▸ **Task goal**: Give only the number of lines in the data that contain the word "matplotlib".

▸ **Given material**:
--- --- ---

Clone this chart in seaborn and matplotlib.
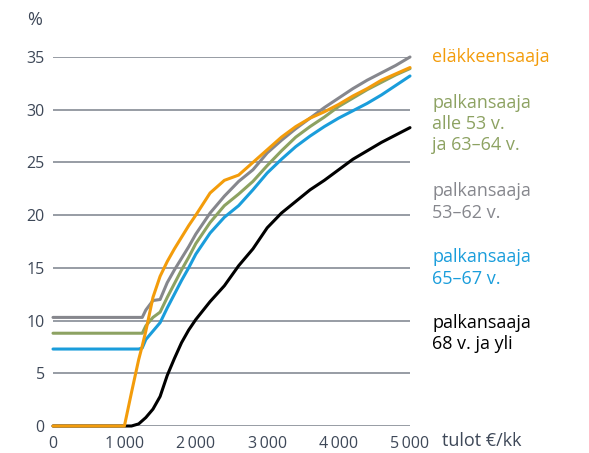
import numpy as np
import pandas as pd
import matplotlib
matplotlib.use("Agg")
import matplotlib.pyplot as plt
import seaborn as sns

# income grid (€/month)
tulot = [0, 1000, 1100, 1200, 1250, 1300, 1400, 1500, 1600, 1700, 1800, 1900, 2000,
         2200, 2400, 2600, 2800, 3000, 3200, 3400, 3600, 3800, 4000, 4200, 4400,
         4600, 4800, 5000]

elakkeensaaja = [0, 0, 3.2, 6.3, 7.6, 9.0, 12.2, 14.2, 15.6, 16.8, 17.9, 19.0, 20.0,
                 22.1, 23.3, 23.8, 25.0, 26.2, 27.4, 28.4, 29.2, 29.8, 30.5, 31.3,
                 32.0, 32.8, 33.4, 34.0]
alle53 = [8.8, 8.8, 8.8, 8.8, 8.8, 9.5, 10.3, 10.8, 12.2, 13.5, 14.8, 16.0, 17.3,
          19.3, 20.9, 22.0, 23.2, 24.7, 26.1, 27.4, 28.4, 29.3, 30.3, 31.1, 31.9,
          32.6, 33.3, 33.9]
v53_62 = [10.3, 10.3, 10.3, 10.3, 10.3, 11.0, 11.9, 12.0, 13.6, 14.8, 15.9, 17.0, 18.2,
          20.2, 21.8, 23.2, 24.3, 25.9, 27.1, 28.2, 29.2, 30.2, 31.1, 32.0, 32.8,
          33.5, 34.2, 35.0]
v65_67 = [7.3, 7.3, 7.3, 7.3, 7.4, 8.2, 9.0, 9.8, 11.2, 12.5, 13.8, 15.0, 16.3,
          18.3, 19.8, 20.9, 22.4, 24.0, 25.3, 26.5, 27.5, 28.4, 29.2, 29.9, 30.6,
          31.4, 32.3, 33.2]
v68 = [0, 0, 0, 0.2, 0.5, 0.8, 1.6, 2.8, 4.8, 6.4, 7.9, 9.1, 10.1,
       11.8, 13.3, 15.2, 16.8, 18.8, 20.2, 21.3, 22.4, 23.3, 24.3, 25.3, 26.1,
       26.9, 27.6, 28.3]

x_ticks = [0, 1000, 2000, 3000, 4000, 5000]
x_labels = ["0", "1\u2009000", "2\u2009000", "3\u2009000", "4\u2009000", "5\u2009000"]

# drawing order: last one ends up on top; last value = label baseline (px from top)
series = [
    ("palkansaaja\n68 v. ja yli", v68, "#000000", 327),
    ("palkansaaja\n65–67 v.", v65_67, "#1a9ddb", 262),
    ("palkansaaja\nalle 53 v.\nja 63–64 v.", alle53, "#8da262", 107),
    ("palkansaaja\n53–62 v.", v53_62, "#86878d", 196),
    ("eläkkeensaaja", elakkeensaaja, "#f39c0b", 62),
]

sns.set_style("white")
plt.rcParams["font.family"] = ["Open Sans", "DejaVu Sans"]
tick_col = "#3e4858"

fig = plt.figure(figsize=(5.89, 4.53), dpi=100)
ax = fig.add_axes([53 / 589, 1 - 426 / 453, (410 - 53) / 589, (426 - 57) / 453])

for yv in range(0, 36, 5):
    ax.axhline(yv, color="#7a818b", lw=1.1, zorder=1)

for name, vals, col, base in series:
    df = pd.DataFrame({"tulot": tulot, "osuus": vals})
    sns.lineplot(data=df, x="tulot", y="osuus", ax=ax, color=col, lw=2.2,
                 zorder=3, clip_on=False)
    fig.text(432 / 589, 1 - (base - 13.5) / 453, name, color=col, fontsize=13,
             ha="left", va="top", linespacing=1.22)

ax.set_xlim(0, 5000)
ax.set_ylim(0, 35)
ax.set_xticks(x_ticks, x_labels)
ax.set_yticks(range(0, 36, 5))
ax.tick_params(length=0, labelsize=11.5, colors=tick_col)
ax.tick_params(axis="y", pad=6)
ax.tick_params(axis="x", pad=7)
ax.set_xlabel("")
ax.set_ylabel("")
for s in ax.spines.values():
    s.set_visible(False)

fig.text(35 / 589, 1 - 20 / 453, "%", color=tick_col, fontsize=13, ha="center", va="center")
fig.text(442 / 589, 1 - 441 / 453, "tulot €/kk", color=tick_col, fontsize=13,
         ha="left", va="center")

fig.savefig("out.png", dpi=100)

--- --- ---

▸ **Worked solution**: 4